Die Verkehrsmaßnahmen erfordern nach Berechnungen der Expo-Planer rund 2,4 Milliarden Mark an Gesamtinvestitionen, die eigentlich zu 75 Prozent vom Bund über das Gemeindeverkehrsfinanzierungsgesetz (GVFG) getragen werden sollten. Bund und Länder einigten sich jedoch im Zug der Bahnreform am Freitag abend, die GVFG-Mittel von 6,3 Milliarden Mark jährlich von 1996 an zu halbieren. Weil für die Expo keine Sondermittel vereinbart wurden, fehlt es jetzt vorne und hinten.

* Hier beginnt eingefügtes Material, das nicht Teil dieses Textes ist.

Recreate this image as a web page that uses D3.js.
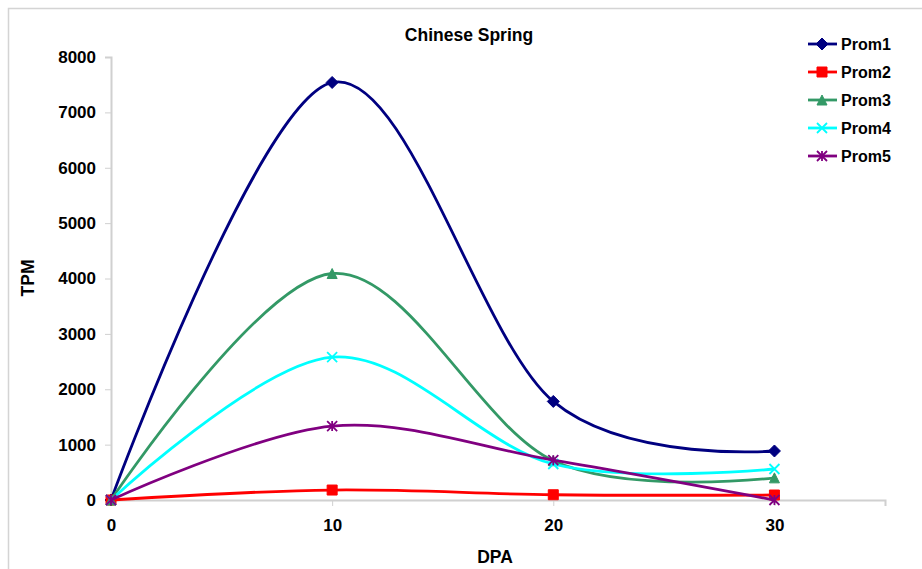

So umstritten das Mammut- Projekt ist, - bei einer Umfrage sprachen sich 1992 knapp 49 Prozent der Bevölkerung Hannovers gegen die Weltausstellung aus - so unterschiedlich waren die Reaktionen auf die Botschaft aus Bonn. Ministerpräsident Gerhard Schröder (SPD), der die Expo als Chefsache behandelt, mochte die Vereinbarungen und Folgen nicht zur Kenntnis zu nehmen. „Schröder sagt, wann die Finanzierung gescheitert ist“, meinte Regierungssprecher Heye. Für die Grünen, einzige Expo-Gegner im Landtag, sprach Pico Jordan von Totenschändung, wenn an der Expo weitergeplant werde.
Nun muß geprüft werden, ob die Expo durch Landesmittel, Kostenreduzierung oder Finanzierung durch die Wirtschaft zu retten sei. Das offenbart allerdings schon das nächste Finanzloch. Die Kosten der Weltausstellung sollen auf Bund (40 Prozent), Land (30 Prozent), Wirtschaft (20 Prozent) und Stadt (zehn Prozent) verteilt werden. Die von Bund und Land gewünschte Wirtschaftsbeteiligung an notwendigen Expo-Bürgschaften in Höhe von 500 Millionen Mark verweigern die Wirtschafts-Vertreter aber seit Monaten beharrlich.